Le pire, c’est que maintenant elle impose les mêmes règles en dehors de ses heures de cours, toujours aux filles en priorité. Elle est limite de nous poursuivre dans les couloirs du collège. Je suis évidemment en pleine ligne de mire, vue ma sortie de l’autre fois. Ce qui est embêtant, en plus, c’est qu’elle est hyper soutenue par le proviseur : il a dit en conseil de classe qu’il était « to-ta-le-ment sur la même ligne qu’elle » Et je me demande ce que je pourrais faire pour que ça change.

J’ai demandé à Élise si les autres filles de sa classe étaient aussi ulcérées qu’elle. Elle m’a répondu que c’était le cas, mais aussi de certains garçons, qui trouvaient hallucinante l’inégalité de traitement entre les deux sexes.

« Combien, à ton avis, seraient prêts à se mobiliser ?

– Au moins 20 sur 32.
– Pour un de mes patients lycéens, j’ai cherché le prix des T-shirts personnalisés sur Internet. Il y en a à 3,90 euros. Je les choisirais jaunes… Tu me suis ?
? Je te vois venir ! dit Élise qui me connaît bien.
? Oui, je me disais qu’un jour, vous pourriez décider de venir toutes avec une tenue qui laisse voir une bretelle de soutien-gorge. Toutes. Votre prof commencerait donc à vous demander de vous changer. Vous sortiriez toutes avec ses T-shirt jaunes sous le bras… et vous pourriez revenir après avoir enfilé les vôtres. Les personnalisés.

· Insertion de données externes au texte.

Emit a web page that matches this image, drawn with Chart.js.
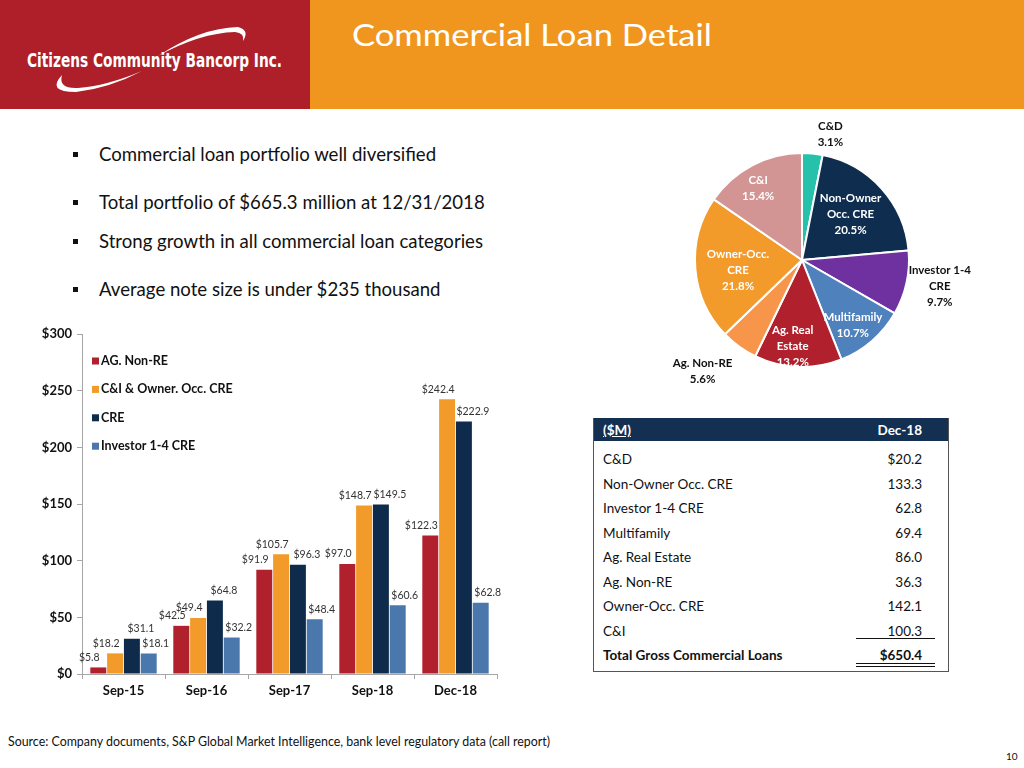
<!DOCTYPE html>
<html>
<head>
<meta charset="utf-8">
<script src="https://cdn.jsdelivr.net/npm/chart.js@4.4.0/dist/chart.umd.min.js"></script>
<style>
body { margin:0; width:1024px; height:768px; overflow:hidden; background:#fff; font-family:'Lato', sans-serif; position:relative; }
#hdrRed { position:absolute; left:0; top:0; width:310px; height:109px; background:#AE1F29; }
#hdrOrange { position:absolute; left:310px; top:0; width:714px; height:109px; background:#F0961F; }
#logo { position:absolute; left:0; top:0; }
.bul { position:absolute; left:73px; font-size:18.6px; color:#111; }
.bul span.sq { display:inline-block; width:5px; height:5px; background:#111; vertical-align:middle; margin-right:21px; position:relative; top:-2px; }
#barWrap { position:absolute; left:0; top:320px; }
#pieWrap { position:absolute; left:620px; top:115px; }
#tbl { position:absolute; left:593px; top:418px; width:354px; height:253px; border:1px solid #555; border-top:none; }
#tblHead { position:absolute; left:0; top:0; width:354px; height:23px; background:#132F52; color:#fff; font-weight:bold; font-size:13.5px; }
.cell { position:absolute; font-size:13.5px; color:#111; line-height:16px; }
#src { position:absolute; left:8px; top:734px; font-size:12.4px; color:#111; }
#pg { position:absolute; left:1006px; top:750px; font-size:10px; color:#111; }
</style>
</head>
<body>
<div id="hdrRed"></div>
<div id="hdrOrange"></div>
<svg id="logo" width="1024" height="110">
  <path d="M158,56 Q200,28 238,27 Q250,30 243,41 Q245,33 235,32 Q200,33 158,56 Z" fill="#fff"/>
  <path d="M62,75 Q46,92 76,92 Q110,88 142,71 Q106,86 78,88 Q58,89 62,75 Z" fill="#fff"/>
  <text x="27" y="67" fill="#fff" font-family="Liberation Sans Narrow, DejaVu Sans Condensed, sans-serif" font-weight="bold" font-size="19" textLength="255" lengthAdjust="spacingAndGlyphs">Citizens Community Bancorp Inc.</text>
  <text x="352" y="46" fill="#fff" font-family="Lato, sans-serif" font-weight="normal" font-size="31" textLength="360" lengthAdjust="spacingAndGlyphs">Commercial Loan Detail</text>
</svg>

<div class="bul" style="top:143px"><span class="sq"></span>Commercial loan portfolio well diversified</div>
<div class="bul" style="top:191px"><span class="sq"></span>Total portfolio of $665.3 million at 12/31/2018</div>
<div class="bul" style="top:230px"><span class="sq"></span>Strong growth in all commercial loan categories</div>
<div class="bul" style="top:278px"><span class="sq"></span>Average note size is under $235 thousand</div>

<div id="barWrap"><canvas id="bars" width="540" height="390"></canvas></div>
<div id="pieWrap"><canvas id="pie" width="380" height="290"></canvas></div>

<div id="tbl"><div id="tblHead"></div></div>

<div id="src">Source: Company documents, S&amp;P Global Market Intelligence, bank level regulatory data (call report)</div>
<div id="pg">10</div>

<script>
// bar chart data ($M)
var categories = ['Sep-15', 'Sep-16', 'Sep-17', 'Sep-18', 'Dec-18'];
var seriesNames = ['AG. Non-RE', 'C&I & Owner. Occ. CRE', 'CRE', 'Investor 1-4 CRE'];
var agNonRE = [5.8, 42.5, 91.9, 97.0, 122.3];
var ciOwnerOcc = [18.2, 49.4, 105.7, 148.7, 242.4];
var cre = [31.1, 64.8, 96.3, 149.5, 222.9];
var investor14 = [18.1, 32.2, 48.4, 60.6, 62.8];
var yTicks = [0, 50, 100, 150, 200, 250, 300];

// pie data (% of commercial loans)
var pieLabels = [['C&D'], ['Non-Owner', 'Occ. CRE'], ['Investor 1-4', 'CRE'], ['Multifamily'], ['Ag. Real', 'Estate'], ['Ag. Non-RE'], ['Owner-Occ.', 'CRE'], ['C&I']];
var piePct = [3.1, 20.5, 9.7, 10.7, 13.2, 5.6, 21.8, 15.4];

// table data
var tblLabels = ['C&D', 'Non-Owner Occ. CRE', 'Investor 1-4 CRE', 'Multifamily', 'Ag. Real Estate', 'Ag. Non-RE', 'Owner-Occ. CRE', 'C&I'];
var tblValues = ['$20.2', '133.3', '62.8', '69.4', '86.0', '36.3', '142.1', '100.3'];
var tblTotal = '$650.4';

var barColors = ['#B0202D', '#F29A2A', '#0F2B4C', '#4A78AD'];
var labelDx = [-9, -9, 9, 7];
var pieColors = ['#25C1AA', '#0F2D4F', '#7031A0', '#4F81BD', '#B0202D', '#F7964B', '#F29A2A', '#D39494'];
var pieTextColor = ['#111', '#fff', '#111', '#fff', '#fff', '#111', '#fff', '#fff'];
var pieLabelR = [1.19, 0.61, 1.29, 0.77, 0.81, 1.39, 0.6, 0.78];
var pieShift = [[16, 1], [0, -2], [3, -3], [-3, 3], [-6, 0], [-12, -9], [0, 5], [-5, 2]];

Chart.defaults.font.family = 'Lato';

var valueLabels = {
    id: 'valueLabels',
    afterDatasetsDraw: function (chart) {
        var ctx = chart.ctx;
        ctx.save();
        ctx.font = '10.5px Lato';
        ctx.fillStyle = '#333';
        ctx.textAlign = 'center';
        ctx.textBaseline = 'middle';
        chart.data.datasets.forEach(function (ds, i) {
            chart.getDatasetMeta(i).data.forEach(function (bar, j) {
                ctx.fillText('$' + ds.data[j].toFixed(1), bar.x + labelDx[i], bar.y - 10);
            });
        });
        ctx.restore();
    }
};

var boxLegend = {
    id: 'boxLegend',
    afterDraw: function (chart) {
        var ctx = chart.ctx;
        var x = chart.chartArea.left + 10;
        ctx.save();
        ctx.font = 'bold 12.5px Lato';
        ctx.textBaseline = 'middle';
        chart.data.datasets.forEach(function (ds, i) {
            var y = 41 + i * 28.4;
            ctx.fillStyle = ds.backgroundColor;
            ctx.fillRect(x, y - 3.5, 7, 7);
            ctx.fillStyle = '#111';
            ctx.fillText(ds.label, x + 9, y);
        });
        ctx.restore();
    }
};

var seriesData = [agNonRE, ciOwnerOcc, cre, investor14];
new Chart(document.getElementById('bars'), {
    type: 'bar',
    data: {
        labels: categories,
        datasets: seriesData.map(function (d, i) {
            return { label: seriesNames[i], data: d, backgroundColor: barColors[i], categoryPercentage: 0.81, barPercentage: 0.95 };
        })
    },
    options: {
        responsive: false,
        animation: false,
        layout: { padding: { top: 14, right: 43, left: 0, bottom: 0 } },
        plugins: { legend: { display: false }, tooltip: { enabled: false } },
        scales: {
            x: {
                grid: { drawOnChartArea: false, tickLength: 5, color: '#A6A6A6' },
                border: { color: '#A6A6A6' },
                ticks: { color: '#111', font: { weight: 'bold', size: 13 }, padding: 4 },
                afterFit: function (s) { s.height = 36; }
            },
            y: {
                min: 0, max: 300,
                afterBuildTicks: function (s) { s.ticks = yTicks.map(function (v) { return { value: v }; }); },
                grid: { drawOnChartArea: false, tickLength: 5, color: '#A6A6A6' },
                border: { color: '#A6A6A6' },
                ticks: { color: '#111', font: { weight: 'bold', size: 13 }, padding: 5, callback: function (v) { return '$' + v; } },
                afterFit: function (s) { s.width = 82; }
            }
        }
    },
    plugins: [valueLabels, boxLegend]
});

var pieText = {
    id: 'pieText',
    afterDatasetsDraw: function (chart) {
        var ctx = chart.ctx;
        ctx.save();
        ctx.font = 'bold 11.5px Lato';
        ctx.textAlign = 'center';
        ctx.textBaseline = 'middle';
        chart.getDatasetMeta(0).data.forEach(function (arc, i) {
            var p = arc.getProps(['x', 'y', 'startAngle', 'endAngle', 'outerRadius'], true);
            var a = (p.startAngle + p.endAngle) / 2;
            var r = p.outerRadius * pieLabelR[i];
            var cx = p.x + Math.cos(a) * r + pieShift[i][0];
            var cy = p.y + Math.sin(a) * r + pieShift[i][1];
            var lines = pieLabels[i].concat([piePct[i].toFixed(1) + '%']);
            ctx.fillStyle = pieTextColor[i];
            lines.forEach(function (t, k) {
                ctx.fillText(t, cx, cy + (k - (lines.length - 1) / 2) * 16);
            });
        });
        ctx.restore();
    }
};

new Chart(document.getElementById('pie'), {
    type: 'pie',
    data: {
        labels: pieLabels.map(function (l) { return l.join(' '); }),
        datasets: [{ data: piePct, backgroundColor: pieColors, borderColor: '#fff', borderWidth: 2 }]
    },
    options: {
        responsive: false,
        animation: false,
        layout: { padding: { left: 74, right: 90, top: 37, bottom: 37 } },
        plugins: { legend: { display: false }, tooltip: { enabled: false } }
    },
    plugins: [pieText]
});

// table
var tbl = document.getElementById('tbl');
var head = document.getElementById('tblHead');
head.innerHTML = '<span style="position:absolute;left:9px;top:4px;text-decoration:underline">($M)</span>' +
    '<span style="position:absolute;right:26px;top:4px">Dec-18</span>';
function addRow(label, value, y, bold) {
    var l = document.createElement('div');
    l.className = 'cell';
    l.style.left = '9px';
    l.style.top = (y - 8) + 'px';
    l.textContent = label;
    var v = document.createElement('div');
    v.className = 'cell';
    v.style.right = '26px';
    v.style.top = (y - 8) + 'px';
    v.textContent = value;
    if (bold) { l.style.fontWeight = 'bold'; v.style.fontWeight = 'bold'; }
    tbl.appendChild(l);
    tbl.appendChild(v);
}
for (var i = 0; i < tblLabels.length; i++) {
    addRow(tblLabels[i], tblValues[i], 41 + i * 24.5, false);
}
addRow('Total Gross Commercial Loans', tblTotal, 41 + 8 * 24.5, true);
var rules = [[220, 1], [245, 1], [248, 1]];
rules.forEach(function (r) {
    var d = document.createElement('div');
    d.style.cssText = 'position:absolute;left:262px;width:79px;height:' + r[1] + 'px;background:#111;top:' + r[0] + 'px';
    tbl.appendChild(d);
});
</script>
</body>
</html>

On inscrirait quoi dessus ?

– Je sais pas…

– Victimes d’une institution sexiste ?

– Excellent. Très bonne idée, même si évidemment, ça ne va pas être du goût de tout le monde, il va falloir se préparer à une sanction collective.

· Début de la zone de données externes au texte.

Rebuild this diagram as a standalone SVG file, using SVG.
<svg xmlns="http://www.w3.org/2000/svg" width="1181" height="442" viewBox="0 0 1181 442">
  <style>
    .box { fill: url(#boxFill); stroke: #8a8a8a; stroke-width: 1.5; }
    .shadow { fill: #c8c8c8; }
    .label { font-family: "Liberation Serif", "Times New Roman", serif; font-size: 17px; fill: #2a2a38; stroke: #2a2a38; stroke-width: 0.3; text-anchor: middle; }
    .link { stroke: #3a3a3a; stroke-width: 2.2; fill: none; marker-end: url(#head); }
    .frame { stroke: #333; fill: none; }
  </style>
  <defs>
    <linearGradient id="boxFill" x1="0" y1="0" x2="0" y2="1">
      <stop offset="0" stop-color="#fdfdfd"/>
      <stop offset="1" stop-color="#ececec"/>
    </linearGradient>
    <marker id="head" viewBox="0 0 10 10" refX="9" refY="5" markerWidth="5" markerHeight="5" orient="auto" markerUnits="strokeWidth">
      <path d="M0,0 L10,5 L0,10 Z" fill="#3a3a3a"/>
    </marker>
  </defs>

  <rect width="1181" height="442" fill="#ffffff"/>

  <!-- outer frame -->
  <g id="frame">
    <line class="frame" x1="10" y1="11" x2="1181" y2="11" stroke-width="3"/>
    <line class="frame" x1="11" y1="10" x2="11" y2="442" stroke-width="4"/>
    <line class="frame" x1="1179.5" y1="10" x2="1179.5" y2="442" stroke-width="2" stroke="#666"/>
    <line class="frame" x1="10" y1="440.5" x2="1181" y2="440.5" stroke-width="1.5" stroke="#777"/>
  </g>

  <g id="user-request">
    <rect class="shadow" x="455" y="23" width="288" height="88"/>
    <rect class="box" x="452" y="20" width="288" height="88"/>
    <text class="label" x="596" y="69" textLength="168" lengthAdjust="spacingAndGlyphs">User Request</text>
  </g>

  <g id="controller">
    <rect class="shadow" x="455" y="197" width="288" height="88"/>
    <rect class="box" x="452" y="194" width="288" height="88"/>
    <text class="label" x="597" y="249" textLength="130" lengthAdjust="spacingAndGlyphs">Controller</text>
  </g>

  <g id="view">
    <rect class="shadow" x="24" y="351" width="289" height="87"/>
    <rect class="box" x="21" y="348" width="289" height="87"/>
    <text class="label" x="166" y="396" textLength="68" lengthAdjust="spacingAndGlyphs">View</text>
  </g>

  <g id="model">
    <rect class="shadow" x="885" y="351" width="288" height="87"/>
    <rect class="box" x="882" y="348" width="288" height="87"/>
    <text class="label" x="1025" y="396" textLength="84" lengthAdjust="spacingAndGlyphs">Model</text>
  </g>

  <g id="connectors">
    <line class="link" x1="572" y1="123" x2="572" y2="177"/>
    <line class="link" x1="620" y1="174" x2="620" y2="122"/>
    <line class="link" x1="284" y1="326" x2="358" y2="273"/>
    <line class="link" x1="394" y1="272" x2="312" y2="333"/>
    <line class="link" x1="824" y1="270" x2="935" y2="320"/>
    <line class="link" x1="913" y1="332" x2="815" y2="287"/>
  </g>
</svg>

– C’est ça être résistant », a rétorqué Élise. Voici ce que la jeune fille a raconté à Emmanuelle, quelques semaines plus tard : « On était toutes super excitées avec nos T-shirts jaunes dans nos sacs et on a presque toutes exhibé une bretelle de soutien-gorge ou un décolleté trop plongeant du point de vue de la prof. Je pense qu’on devait avoir un air triomphant qui lui a mis la puce à l’oreille, et puis, surtout, elle a dû nous trouver trop nombreuses. Du coup, elle a rien dit. Du tout. Tu te rends comptes ? On était super déçus de ne pas avoir mis nos T-shirts. On a décidé qu’ils seraient toujours dans nos sacs et qu’à la prochaine remarque on l’enfilerait tous « comme un seul homme ! »

Bonne rentrée à toutes les filles ! Prenez soin de vous, et prévoyez un crop-top un peu plus chaud : automn is coming.